The above slide from Czisch (“An affordable renewable power system for Europe”) shows that Europe is unlikely to be vulnerable to sudden disconnection / sabotage of say a single or several, North African regions since there is considerable redundancy in connection and diversity of supply areas, and European grids of necessity already have existing sophisticated systems for coping with the sudden loss of a large amount of generation. Under Czisch’s cheapest scenario, only 42% overall is imported from outside Europe and this is shared amongst 10 such contributing generating regions including Ukraine, Kazakhstan etc. Each link is duplicated and if one half is lost, the other can carry the load temporarily. There is also a ring main system so power can still flow around the periphery even if a major link is cut. The Supergrid could be built without assuming net imports – this merely makes the power somewhat more expensive.
Arguably a string of pylons through an unpopulated desert area is very easy to protect militarily – cameras, satellites, tv cameras, no on else supposed to be around, helicopters etc. It would be much easier to attack these installations in Europe itself where the attacker can melt into the background. No grid is 100% reliable – UK lost power in 2008 due to the sudden failure of Sizewell B nuclear power station, the largest source of unreliability on the UK National Grid.

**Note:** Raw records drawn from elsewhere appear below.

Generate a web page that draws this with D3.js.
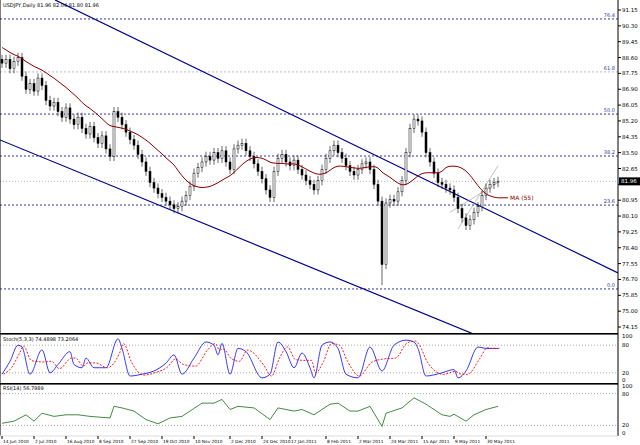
<!DOCTYPE html>
<html><head><meta charset="utf-8">
<script src="https://cdn.jsdelivr.net/npm/d3@7"></script>
<style>body{margin:0;background:#fff}text{font-family:"DejaVu Sans",sans-serif}</style>
</head><body>
<script>
// daily closes, one per bar
const closes = [88.3,88.5,88.0,88.4,88.6,87.6,86.9,87.2,86.8,87.5,87.1,86.3,86.0,86.2,85.7,85.4,85.9,85.3,85.0,85.4,
 84.8,84.5,84.9,84.3,84.0,84.4,83.7,83.3,85.7,85.4,85.0,84.6,84.2,83.9,83.4,83.0,82.5,81.9,81.6,81.3,
 81.1,80.9,80.7,80.5,80.6,80.9,81.2,81.7,82.4,82.7,83.0,83.3,83.1,83.5,83.2,83.6,83.0,82.6,83.7,83.9,
 84.0,83.6,83.3,82.9,82.5,82.1,81.5,81.1,82.5,83.2,83.4,83.0,82.8,83.1,82.6,82.3,82.0,81.8,81.5,82.0,
 82.6,83.2,83.6,83.9,83.5,83.2,82.8,82.5,82.3,82.6,82.9,83.0,82.6,81.8,80.9,77.5,80.8,81.0,80.9,81.4,
 82.0,83.5,84.8,85.3,85.2,84.6,83.5,83.0,82.4,81.9,81.8,81.6,81.5,81.1,80.5,80.0,79.6,79.9,80.3,80.6,
 81.2,81.6,81.8,81.9,81.96];
const extraLow = {95: 76.4};
// closes before the visible window, used to seed the moving average
const priorCloses = [90.6,90.4,90.1,89.9,89.7,89.5,89.2,89.0,88.9,88.7,88.6,88.5,88.4,88.3,88.2];
const priceTicks = [91.15,90.30,89.45,88.60,87.75,86.90,86.05,85.20,84.35,83.50,82.65,81.80,80.95,80.10,79.25,78.40,77.55,76.70,75.85,75.00,74.15];
const fibLevels = [90.67,87.83,85.57,83.32,80.69,76.19];
const fibLabels = ["76.4","61.8","50.0","38.2","23.6","0.0"];
const channelUpper = [[13.25,91.69],[154,77.05]];
const channelLower = [[-0.5,84.18],[154,70.6]];
const stochIdx = [0,2,4,5,7,10,12,14,17,18,20,21,23,26,29,30,32,35,38,41,43,45,48,51,53,54,55,57,59,61,65,67,69,71,73,75,77,78,80,82,84,86,89,92,95,98,101,103,104,106,110,113,114,116,119,121,122,124];
const stochK = [17,45,80,76,17,70,20,38,66,38,31,52,31,31,94,73,13,17,24,41,59,17,52,87,80,59,84,17,73,66,9,17,87,66,31,63,31,9,80,87,73,17,9,76,24,80,91,87,73,13,20,27,9,24,76,73,73,73];
const rsiIdx = [0,3,6,8,10,13,16,19,22,27,28,30,33,36,39,42,45,47,50,53,55,57,59,63,67,69,73,75,78,82,84,87,89,92,95,96,100,103,106,110,112,113,116,118,121,124];
const rsiVals = [24,28,40,28,43,37,40,40,37,34,56,53,47,31,23,34,37,47,62,62,69,50,56,53,31,53,47,50,40,60,62,47,47,56,18,43,53,72,60,40,37,41,28,40,50,56];
const dateIdx = [0,8,16,24,32,40,48,57,65,72,81,89,97,105,113,121];
const dateLabels = ["14 Jun 2010","2 Jul 2010","16 Aug 2010","8 Sep 2010","27 Sep 2010","19 Oct 2010","10 Nov 2010","2 Dec 2010","24 Dec 2010","17 Jan 2011","8 Feb 2011","2 Mar 2011","24 Mar 2011","15 Apr 2011","9 May 2011","30 May 2011"];

const W = 640, H = 445, R = 618;
const svg = d3.select("body").append("svg").attr("width", W).attr("height", H);
const x = d3.scaleLinear().domain([0,124]).range([2,498]);
const y = d3.scaleLinear().domain([91.15,74.15]).range([10,327]);
const ys = d3.scaleLinear().domain([0,100]).range([382,336]);
const yr = d3.scaleLinear().domain([0,100]).range([436,383]);

svg.append("clipPath").attr("id","cm").append("rect").attr("x",0).attr("y",0).attr("width",R).attr("height",333);
const main = svg.append("g").attr("clip-path","url(#cm)");

// fib levels
fibLevels.forEach((v,i) => {
  main.append("line").attr("x1",0).attr("x2",R).attr("y1",y(v)).attr("y2",y(v))
    .attr("stroke", i==1 ? "#aab" : "#00008b").attr("stroke-dasharray","2,2").attr("stroke-width",0.8);
  main.append("text").attr("x",R-3).attr("y",y(v)-2).attr("text-anchor","end")
    .attr("font-size",5).attr("fill","#339").text(fibLabels[i]);
});
main.append("line").attr("x1",0).attr("x2",R).attr("y1",y(81.96)).attr("y2",y(81.96))
  .attr("stroke","#bbb").attr("stroke-dasharray","1,2");

// channel
[channelUpper, channelLower].forEach(c => {
  main.append("line").attr("x1",x(c[0][0])).attr("y1",y(c[0][1])).attr("x2",x(c[1][0])).attr("y2",y(c[1][1]))
    .attr("stroke","#00008b").attr("stroke-width",1.2);
});
main.append("line").attr("x1",x(114)).attr("y1",y(79.4)).attr("x2",x(124)).attr("y2",y(82.8)).attr("stroke","#999").attr("stroke-width",0.6);
main.append("line").attr("x1",x(112)).attr("y1",y(80.3)).attr("x2",x(124)).attr("y2",y(81.9)).attr("stroke","#999").attr("stroke-width",0.6);

// bars
closes.forEach((c,i) => {
  const o = i ? closes[i-1] : c + 0.2;
  const hi = Math.max(o,c) + 0.25, lo = extraLow[i] !== undefined ? extraLow[i] : Math.min(o,c) - 0.25;
  main.append("line").attr("x1",x(i)).attr("x2",x(i)).attr("y1",y(hi)).attr("y2",y(lo)).attr("stroke","#000").attr("stroke-width",0.6);
  main.append("rect").attr("x",x(i)-1).attr("width",2)
    .attr("y",y(Math.max(o,c))).attr("height",Math.max(1,Math.abs(y(o)-y(c))))
    .attr("fill", c>=o ? "#fff" : "#000").attr("stroke","#000").attr("stroke-width",0.5);
});

// moving average
const maP = 16;
const all = priorCloses.concat(closes);
const ma = closes.map((c,i) => { const j = i + priorCloses.length; return d3.mean(all.slice(Math.max(0,j-maP+1), j+1)); });
main.append("path").datum(ma).attr("fill","none").attr("stroke","#8b0000").attr("stroke-width",1)
  .attr("d", d3.line().x((d,i)=>x(i)).y(d=>y(d)).curve(d3.curveBasis));
main.append("line").attr("x1",x(124)).attr("x2",x(124)+10).attr("y1",y(ma[124])).attr("y2",y(ma[124])).attr("stroke","#8b0000");
main.append("text").attr("x",x(124)+12).attr("y",y(ma[124])+2).attr("font-size",6).attr("fill","#8b0000").text("MA (55)");

svg.append("text").attr("x",3).attr("y",7).attr("font-size",5).attr("fill","#000").text("USDJPY,Daily  81.96 82.04 81.80 81.96");

// right axis main
const ax = svg.append("g");
priceTicks.forEach(v => {
  ax.append("line").attr("x1",R).attr("x2",R+3).attr("y1",y(v)).attr("y2",y(v)).attr("stroke","#000");
  if (Math.abs(y(v) - y(81.96)) > 6)
    ax.append("text").attr("x",R+4).attr("y",y(v)+2).attr("font-size",5.5).text(v.toFixed(2));
});
ax.append("rect").attr("x",R+1).attr("y",y(81.96)-4).attr("width",21).attr("height",8).attr("fill","#000");
ax.append("text").attr("x",R+3).attr("y",y(81.96)+2).attr("font-size",5.5).attr("fill","#fff").text("81.96");

// stochastic
const stD = stochK.map((v,i)=>d3.mean(stochK.slice(Math.max(0,i-1), i+1)));
[80,20].forEach(l => svg.append("line").attr("x1",0).attr("x2",R).attr("y1",ys(l)).attr("y2",ys(l)).attr("stroke","#aaa").attr("stroke-dasharray","1,2"));
svg.append("path").datum(stochIdx).attr("fill","none").attr("stroke","#22f").attr("stroke-width",0.9)
  .attr("d", d3.line().x(d=>x(d)).y((d,i)=>ys(stochK[i])).curve(d3.curveMonotoneX));
svg.append("path").datum(stochIdx).attr("fill","none").attr("stroke","#f00").attr("stroke-width",0.9).attr("stroke-dasharray","2,1.5")
  .attr("d", d3.line().x(d=>x(d)+1.5).y((d,i)=>ys(stD[i])).curve(d3.curveMonotoneX));
svg.append("text").attr("x",3).attr("y",341).attr("font-size",5).text("Stoch(5,3,3) 74.4898 73.2064");
[[100,"100",2],[80,"80",2],[20,"20",2],[0,"0",0]].forEach(t => svg.append("text").attr("x",R+4).attr("y",ys(t[0])+t[2]).attr("font-size",5.5).text(t[1]));

// RSI
[80,20].forEach(l => svg.append("line").attr("x1",0).attr("x2",R).attr("y1",yr(l)).attr("y2",yr(l)).attr("stroke","#aaa").attr("stroke-dasharray","1,2"));
svg.append("path").datum(rsiIdx).attr("fill","none").attr("stroke","#2e7d32").attr("stroke-width",0.9)
  .attr("d", d3.line().x(d=>x(d)).y((d,i)=>yr(rsiVals[i])));
svg.append("text").attr("x",3).attr("y",390).attr("font-size",5).text("RSI(14) 56.7989");
[[100,"100",5],[80,"80",2],[20,"20",2],[0,"0",-1]].forEach(t => svg.append("text").attr("x",R+4).attr("y",yr(t[0])+t[2]).attr("font-size",5.5).text(t[1]));

// frames
svg.append("line").attr("x1",R).attr("x2",R).attr("y1",0).attr("y2",436).attr("stroke","#000");
[333,383].forEach(v => svg.append("rect").attr("x",0).attr("y",v).attr("width",R).attr("height",1.6).attr("fill","#000"));
svg.append("line").attr("x1",0).attr("x2",0).attr("y1",0).attr("y2",436).attr("stroke","#000");
svg.append("line").attr("x1",0).attr("x2",R).attr("y1",436).attr("y2",436).attr("stroke","#ddd");

// dates
dateIdx.forEach((d,i) => {
  svg.append("line").attr("x1",x(d)).attr("x2",x(d)).attr("y1",436).attr("y2",439).attr("stroke","#000");
  svg.append("text").attr("x",x(d)+1).attr("y",443).attr("font-size",4.3).text(dateLabels[i]);
});
</script>
</body></html>
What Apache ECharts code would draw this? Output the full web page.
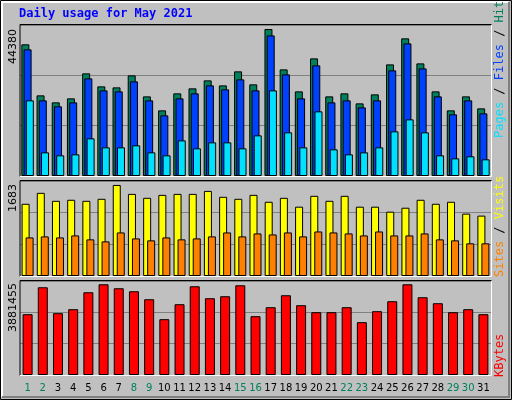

Existing European fossil stations would be retained (plus nine months coal and 2 weeks gas stocks – as now) and kept warm as appropriate (numbers and loadings determined on a risk probability basis as now) and can be started in hours. Various automatic load shedding systems (2 GW in UK existing) and fast start generation (5 GW of diesels in France, 500 MW in UK , – existing ) Realtek1, Realteck2, ) French EJP tariff, can also be extended and deployed to make the risk of loss of supply no worse than it is now. These automatic load shedding and fast start power generation systems, plus hydro storage, can cover for the few hours taken whilst fossil plant is ramped up, making us immune to threats of sabotage and / or sudden disconnection, thereby removing any incentive for any perpetrators.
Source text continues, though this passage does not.